---- Task data

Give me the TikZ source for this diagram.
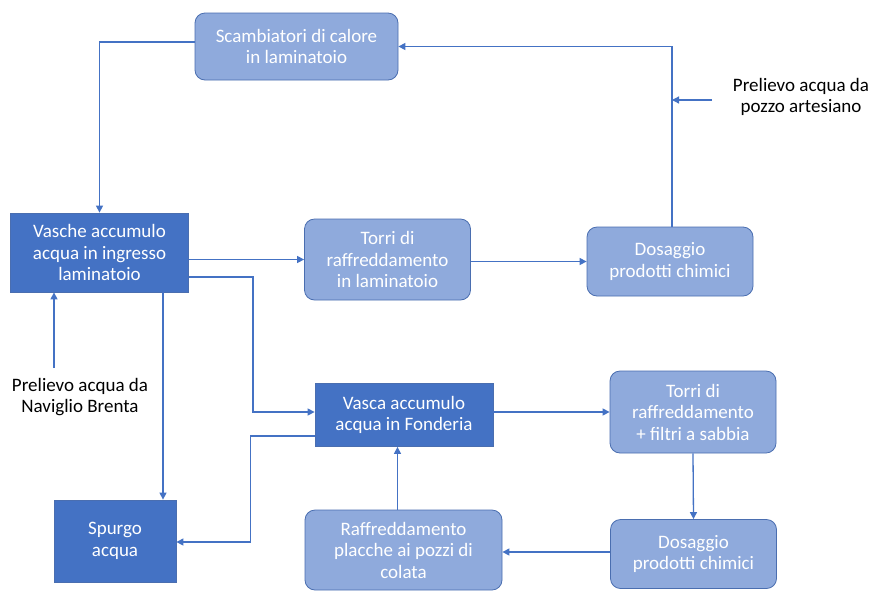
\documentclass[tikz,border=0pt]{standalone}
\usepackage{fontspec}
\setmainfont{Carlito}
\usetikzlibrary{arrows.meta}
\definecolor{darkfill}{HTML}{4472C4}
\definecolor{lightfill}{HTML}{8FAADC}
\definecolor{boxedge}{HTML}{4A6EB0}
\definecolor{flowcol}{HTML}{4472C4}
\tikzset{
  box/.style={rectangle, inner sep=0pt, align=center, text=white,
    font=\fontsize{19}{21.5}\selectfont, line width=0.8pt},
  darkbox/.style={box, fill=darkfill, draw=boxedge},
  lightbox/.style={box, rounded corners=10pt, fill=lightfill, draw=boxedge},
  lab/.style={align=center, text=black, font=\fontsize{19}{21.5}\selectfont, inner sep=0pt},
  flow/.style={draw=flowcol, line width=1.3pt, -{Triangle[width=7pt,length=7pt]}}
}
\begin{document}
\begin{tikzpicture}[x=1pt,y=-1pt]
\useasboundingbox (0,0) rectangle (870,590);
\fill[white] (0,0) rectangle (870,590);

\node[lightbox, minimum width=203pt, minimum height=67pt] (scamb) at (296.5,46.5) {Scambiatori di calore\\in laminatoio};
\node[darkbox, minimum width=178pt, minimum height=79pt] (vasche) at (99.5,252.5) {Vasche accumulo\\acqua in ingresso\\laminatoio};
\node[lightbox, minimum width=166pt, minimum height=81pt] (torriL) at (387.5,259.5) {Torri di\\raffreddamento\\in laminatoio};
\node[lightbox, minimum width=166pt, minimum height=69pt] (dosT) at (670,261.5) {Dosaggio\\prodotti chimici};
\node[darkbox, minimum width=178pt, minimum height=63pt] (vasca) at (404,415) {Vasca accumulo\\acqua in Fonderia};
\node[lightbox, minimum width=166pt, minimum height=82pt] (torriF) at (693,412) {Torri di\\raffreddamento\\+ filtri a sabbia};
\node[darkbox, minimum width=122pt, minimum height=82pt] (spurgo) at (115,541) {Spurgo\\acqua};
\node[lightbox, minimum width=197pt, minimum height=80pt] (raff) at (403.5,550) {Raffreddamento\\placche ai pozzi di\\colata};
\node[lightbox, minimum width=166pt, minimum height=69pt] (dosB) at (693.5,554) {Dosaggio\\prodotti chimici};

\node[lab] (pozzo) at (801,97) {Prelievo acqua da\\pozzo artesiano};
\node[lab] (navi) at (80,397) {Prelievo acqua da\\Naviglio Brenta};

\coordinate (pz) at (712,100);
\coordinate (pzj) at (672,100);
\coordinate (nv) at (54,368);

\draw[flow] ([yshift=4.5pt]scamb.west) -| (vasche.north);
\draw[flow] ([xshift=2pt]dosT.north) |- (scamb.east);
\draw[flow] (pz) -- (pzj);
\draw[flow] (vasche.east |- torriL.west) -- (torriL.west);
\draw[flow] (torriL.east |- dosT.west) -- (dosT.west);
\draw[flow] ([yshift=-24.5pt]vasche.east) -- ++(64,0) |- ([yshift=3pt]vasca.west);
\draw[flow] ([xshift=63.5pt]vasche.south) -- ([xshift=48pt]spurgo.north);
\draw[flow] (nv) -- (nv |- vasche.south);
\draw[flow] (vasca.east |- torriF.west) -- (torriF.west);
\draw[flow] (torriF.south) -- (dosB.north);
\draw[flow] ([yshift=2pt]dosB.west) -- ([yshift=2pt]raff.east |- dosB.west);
\draw[flow] ([xshift=-6pt]raff.north) -- ([xshift=-6pt]raff.north |- vasca.south);
\draw[flow] ([yshift=-21pt]vasca.west) -- ++(-64,0) |- ([yshift=-1pt]spurgo.east);
\end{tikzpicture}
\end{document}
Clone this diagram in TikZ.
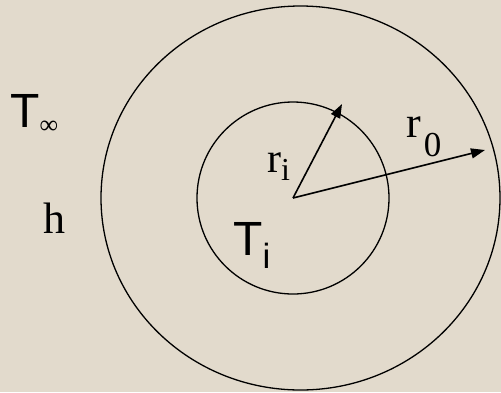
\documentclass[tikz,border=0pt]{standalone}
\usepackage{fontspec}
\setmainfont{Liberation Serif}
\newfontfamily\arialfont{Liberation Sans}
\usetikzlibrary{arrows.meta, positioning}
\definecolor{paper}{HTML}{E2DACC}

\begin{document}
\begin{tikzpicture}[x=1pt, y=-1pt,
    ring/.style={line width=1.3pt},
    radarrow/.style={line width=1.6pt, -{Triangle[length=14pt, width=10pt]}},
    lbl/.style={inner sep=0pt, anchor=base west}]
\useasboundingbox (0,0) rectangle (501,392);
\fill[paper] (0,0) rectangle (501,392);

% pipe wall
\coordinate (O) at (293,198);
\draw[ring] (300.5,198) ellipse [x radius=199.5, y radius=192];
\draw[ring] (O) circle [radius=96];

% radii
\coordinate (ritip) at (342,104);
\coordinate (rotip) at (485,150);
\draw[radarrow] (O) -- (ritip);
\draw[radarrow] (O) -- (rotip);

% labels
\node[lbl, font=\arialfont\fontsize{48}{48}\selectfont] (Tinf) at (10,127)
    {T\raisebox{-6pt}{\rmfamily\fontsize{26}{26}\selectfont ∞}};
\node[lbl, font=\fontsize{44}{44}\selectfont] (h) at (43,233) {h};
\node[lbl, font=\fontsize{42}{42}\selectfont] (ri) at (267,172)
    {r\raisebox{-8pt}{\fontsize{32}{32}\selectfont i}};
\node[lbl, font=\fontsize{44}{44}\selectfont] (ro) at (406,137)
    {r\kern3pt\raisebox{-19pt}{\fontsize{35}{35}\selectfont 0}};
\node[lbl, font=\arialfont\fontsize{48}{48}\selectfont] (Ti) at (233,255)
    {T\raisebox{-13pt}{\fontsize{35}{35}\selectfont i}};
\end{tikzpicture}
\end{document}
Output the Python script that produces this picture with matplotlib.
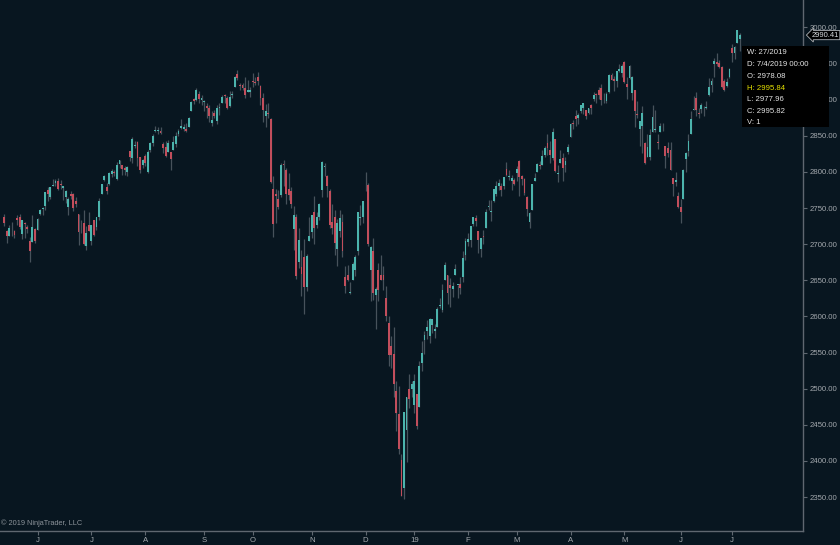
import pandas as pd
import numpy as np
import matplotlib
matplotlib.use("Agg")
import matplotlib.pyplot as plt
from matplotlib.patches import Rectangle

# S&P 500 daily bars, May 14 2018 - Jul 5 2019 (one line per month)
opens = [
    2738,2718,2712,2719,2718,2736,2738,2714,2730,2724,2705,2703,2721,
    2719,2742,2749,2753,2775,2765,2781,2785,2787,2783,2778,2766,2752,2770,2770,2760,2742,2722,2729,2698,2727,
    2705,2734,2724,2738,2769,2789,2779,2783,2797,2800,2790,2811,2810,2805,2800,2829,2819,2836,2842,2820,2809,
    2822,2800,2830,2840,2856,2856,2857,2838,2835,2827,2827,2831,2838,2853,2861,2860,2860,2862,2885,2901,2900,2908,2899,
    2897,2891,2889,2868,2881,2871,2889,2896,2907,2903,2891,2907,2918,2936,2921,2921,2916,2911,2911,
    2926,2924,2932,2919,2902,2877,2882,2873,2776,2770,2763,2768,2811,2803,2776,2774,2721,2737,2675,2668,2682,2641,2705,
    2717,2745,2726,2738,2775,2807,2795,2774,2731,2737,2693,2718,2731,2654,2657,2633,2650,2664,2691,2736,2737,
    2790,2782,2664,2691,2630,2664,2658,2658,2626,2591,2559,2548,2497,2465,2401,2363,2443,2499,2499,
    2477,2492,2474,2535,2568,2580,2573,2588,2580,2585,2614,2609,2651,2657,2643,2638,2658,2644,2645,2654,2685,
    2703,2706,2728,2736,2718,2693,2712,2722,2751,2744,2760,2770,2780,2781,2780,2804,2793,2787,2789,
    2798,2815,2795,2790,2766,2731,2747,2787,2800,2810,2810,2823,2840,2831,2819,2845,2797,2812,2819,2810,2828,
    2849,2868,2877,2874,2885,2889,2886,2882,2892,2901,2908,2913,2916,2905,2898,2910,2934,2929,2926,2940,2937,
    2952,2922,2930,2909,2913,2880,2860,2864,2840,2820,2821,2855,2858,2841,2855,2857,2836,2833,2831,2791,2786,2767,
    2752,2763,2818,2829,2853,2886,2903,2882,2887,2887,2889,2906,2920,2949,2952,2951,2945,2926,2919,2932,
    2972,2964,2978,2984,
]
highs = [
    2742,2719,2727,2731,2719,2740,2742,2734,2731,2727,2710,2740,2723,
    2736,2749,2752,2772,2779,2779,2790,2790,2791,2789,2780,2775,2765,2774,2771,2765,2742,2733,2747,2725,2744,
    2727,2734,2737,2764,2784,2796,2785,2800,2804,2803,2814,2817,2810,2808,2808,2829,2849,2843,2843,2821,2818,
    2825,2830,2841,2853,2863,2862,2862,2842,2843,2844,2828,2850,2855,2859,2873,2867,2868,2876,2898,2903,2916,2912,2907,
    2900,2895,2893,2884,2886,2892,2895,2907,2908,2905,2912,2912,2933,2941,2923,2923,2932,2927,2917,
    2937,2932,2939,2920,2909,2894,2895,2875,2795,2776,2775,2813,2816,2806,2798,2779,2753,2742,2722,2692,2707,2686,2737,
    2741,2767,2745,2757,2815,2813,2796,2776,2755,2747,2735,2747,2742,2670,2671,2648,2675,2685,2744,2754,2760,
    2800,2785,2697,2708,2641,2674,2685,2670,2642,2601,2573,2585,2510,2504,2410,2468,2489,2520,2510,
    2520,2493,2538,2566,2580,2595,2598,2596,2589,2613,2626,2645,2675,2657,2653,2647,2673,2644,2654,2691,2708,
    2716,2725,2738,2740,2718,2709,2719,2749,2761,2761,2776,2787,2790,2785,2793,2814,2803,2796,2792,
    2808,2817,2796,2791,2767,2744,2784,2798,2813,2815,2830,2836,2852,2843,2861,2846,2809,2830,2826,2820,2838,
    2868,2872,2886,2882,2893,2896,2886,2889,2894,2911,2909,2917,2922,2909,2910,2936,2937,2933,2940,2950,2949,
    2954,2931,2948,2933,2914,2898,2871,2891,2841,2853,2859,2892,2886,2853,2868,2868,2836,2841,2841,2792,2800,2772,
    2763,2804,2828,2852,2885,2905,2910,2888,2895,2891,2898,2930,2930,2958,2964,2955,2946,2929,2930,2944,
    2977,2974,2996,2992,
]
lows = [
    2725,2702,2712,2711,2709,2726,2721,2707,2708,2715,2676,2703,2701,
    2719,2740,2740,2747,2760,2763,2780,2780,2775,2776,2761,2757,2741,2763,2746,2752,2699,2716,2699,2692,2718,
    2699,2712,2719,2733,2769,2788,2770,2782,2793,2794,2789,2806,2796,2796,2795,2815,2813,2833,2808,2799,2806,
    2808,2799,2827,2836,2855,2853,2852,2826,2820,2827,2802,2831,2834,2850,2859,2856,2855,2862,2885,2894,2898,2895,2892,
    2885,2875,2869,2864,2875,2867,2879,2896,2896,2887,2890,2903,2918,2927,2913,2913,2903,2910,2904,
    2917,2920,2921,2893,2869,2862,2874,2785,2710,2730,2749,2766,2781,2755,2761,2750,2692,2652,2667,2628,2604,2635,2705,
    2708,2700,2722,2733,2766,2795,2766,2722,2714,2685,2670,2710,2682,2632,2649,2631,2650,2656,2685,2727,2730,
    2774,2697,2621,2623,2583,2622,2650,2637,2594,2531,2528,2489,2442,2409,2351,2347,2398,2473,2488,
    2467,2444,2474,2524,2548,2569,2563,2577,2570,2585,2612,2606,2651,2617,2613,2627,2658,2625,2631,2648,2678,
    2697,2696,2725,2725,2688,2682,2700,2722,2748,2732,2758,2767,2775,2767,2776,2794,2789,2775,2782,
    2787,2767,2782,2768,2739,2722,2747,2787,2800,2804,2810,2821,2823,2812,2817,2800,2786,2812,2787,2800,2825,
    2849,2859,2863,2867,2882,2880,2873,2880,2880,2898,2896,2901,2893,2896,2896,2909,2927,2912,2917,2939,2932,
    2923,2901,2929,2900,2862,2874,2836,2826,2811,2820,2817,2855,2855,2832,2855,2856,2806,2821,2802,2767,2781,2750,
    2729,2763,2800,2822,2853,2886,2878,2874,2882,2877,2887,2905,2911,2932,2946,2944,2916,2912,2918,2930,
    2952,2957,2978,2967,
]
closes = [
    2730,2711,2722,2720,2713,2733,2724,2733,2728,2721,2690,2724,2705,
    2735,2747,2749,2772,2770,2779,2782,2787,2776,2782,2780,2774,2763,2767,2750,2755,2717,2723,2700,2716,2718,
    2727,2713,2737,2760,2784,2794,2774,2798,2801,2798,2810,2816,2804,2802,2807,2820,2846,2837,2819,2803,2816,
    2813,2827,2840,2850,2858,2858,2854,2833,2822,2840,2818,2841,2850,2857,2863,2862,2857,2875,2897,2898,2914,2901,2902,
    2897,2889,2878,2872,2877,2888,2889,2904,2905,2889,2904,2908,2931,2930,2919,2916,2906,2914,2914,
    2925,2923,2926,2902,2886,2884,2880,2786,2728,2767,2751,2810,2809,2769,2768,2756,2741,2656,2706,2659,2641,2683,2712,
    2740,2723,2738,2755,2814,2807,2781,2726,2722,2702,2730,2736,2691,2642,2650,2633,2673,2682,2744,2738,2760,
    2790,2700,2696,2633,2638,2637,2651,2651,2600,2546,2546,2507,2467,2417,2351,2468,2489,2486,2507,
    2510,2448,2532,2550,2574,2585,2597,2596,2583,2610,2616,2636,2671,2633,2639,2642,2665,2644,2640,2681,2704,
    2707,2725,2738,2732,2706,2708,2710,2745,2753,2746,2776,2780,2785,2775,2793,2796,2794,2792,2784,
    2804,2793,2790,2771,2749,2743,2783,2792,2811,2808,2822,2833,2833,2824,2855,2801,2798,2818,2805,2815,2834,
    2867,2867,2873,2879,2893,2896,2878,2888,2888,2907,2906,2907,2900,2905,2908,2934,2927,2926,2940,2943,2946,
    2924,2918,2946,2932,2884,2879,2871,2881,2812,2834,2851,2876,2860,2840,2864,2856,2822,2826,2802,2783,2789,2752,
    2744,2803,2826,2843,2873,2887,2886,2880,2892,2887,2890,2918,2926,2954,2950,2945,2917,2914,2925,2942,
    2964,2973,2996,2990,
]

holidays = ['2018-05-28', '2018-07-04', '2018-09-03', '2018-11-22', '2018-12-05',
            '2018-12-25', '2019-01-01', '2019-01-21', '2019-02-18', '2019-04-19',
            '2019-05-27', '2019-07-04']
days = pd.bdate_range('2018-05-14', '2019-07-05')
days = days[~days.isin(pd.to_datetime(holidays))]
assert len(days) == len(opens) == len(highs) == len(lows) == len(closes)

yticks = [2350, 2400, 2450, 2500, 2550, 2600, 2650, 2700, 2750, 2800, 2850, 2900, 2950, 3000]
last_price = "2990.41"
info_lines = ["W: 27/2019", "D: 7/4/2019 00:00", "O: 2978.08", "H: 2995.84",
              "L: 2977.96", "C: 2995.82", "V: 1"]

bg = '#081620'
up_col = '#4cb4ad'
dn_col = '#c24e5c'
wick_col = '#47525b'
txt_col = '#a3a8ad'
plt.rcParams['font.family'] = ['Liberation Sans', 'DejaVu Sans']

fig = plt.figure(figsize=(8.4, 5.45), dpi=100, facecolor=bg)
ax = fig.add_axes([0, 14/545, 803/840, 531/545], facecolor=bg)

x = np.arange(len(days))
o = np.array(opens); h = np.array(highs); l = np.array(lows); c = np.array(closes)
ax.vlines(x, l, h, color=wick_col, lw=0.9, zorder=1)
colors = [up_col if cc >= oo else dn_col for oo, cc in zip(o, c)]
body = np.maximum(np.abs(c - o), 0.8)
ax.bar(x, body, bottom=np.minimum(o, c), width=0.72, color=colors, linewidth=0, zorder=2)

ax.set_xlim(-1.64, 311.7)
ax.set_ylim(2303, 3038)

# month ticks
tick_pos, tick_lab = [], []
for i in range(1, len(days)):
    if days[i].month != days[i-1].month:
        tick_pos.append(i)
        tick_lab.append('19' if days[i].month == 1 else days[i].strftime('%b')[0])
ax.set_xticks(tick_pos)
ax.set_xticklabels(tick_lab)
ax.set_yticks(yticks)
ax.set_yticklabels(['%.2f' % v for v in yticks])
ax.yaxis.tick_right()
ax.tick_params(axis='both', colors='#5f6770', labelcolor=txt_col, labelsize=5.6,
               length=3, width=0.8, pad=1.5)

for s in ['top', 'left']:
    ax.spines[s].set_visible(False)
for s in ['right', 'bottom']:
    ax.spines[s].set_color('#5f6770')
    ax.spines[s].set_linewidth(1)

ax.text(0.001, 0.008, '\u00a9 2019 NinjaTrader, LLC', transform=ax.transAxes,
        fontsize=5.3, color='#8c939a', ha='left', va='bottom')

# last price marker
ax.annotate(last_price, xy=(1.0, float(last_price)), xycoords=('axes fraction', 'data'),
            xytext=(6, -0.5), textcoords='offset points', fontsize=5.4, color='#d8dbde',
            va='center', ha='left', annotation_clip=False,
            bbox=dict(boxstyle='larrow,pad=0.15', fc='#000000', ec='#b0b4b8', lw=0.6))

# data box
W, H = 840.0, 545.0
fig.patches.append(Rectangle((742/W, 1 - 127/H), 87/W, 81/H, transform=fig.transFigure,
                             facecolor='#000000', edgecolor='none', zorder=5))
ys = [52, 64, 76, 88, 99.5, 111, 122]
for t, yy in zip(info_lines, ys):
    col = '#e5e000' if t.startswith('H') else '#e4e4e4'
    fig.text(747/W, 1 - yy/H, t, fontsize=5.6, color=col, va='center', ha='left', zorder=6)

fig.savefig('out.png', dpi=100, facecolor=bg)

--------

#### Task instructions:
Report all lines of the material that contain the word "matplotlib".

#### Answer:
Output the Python script that produces this picture with matplotlib.
import matplotlib
matplotlib.use("Agg")
import matplotlib.pyplot as plt
from matplotlib.patches import Rectangle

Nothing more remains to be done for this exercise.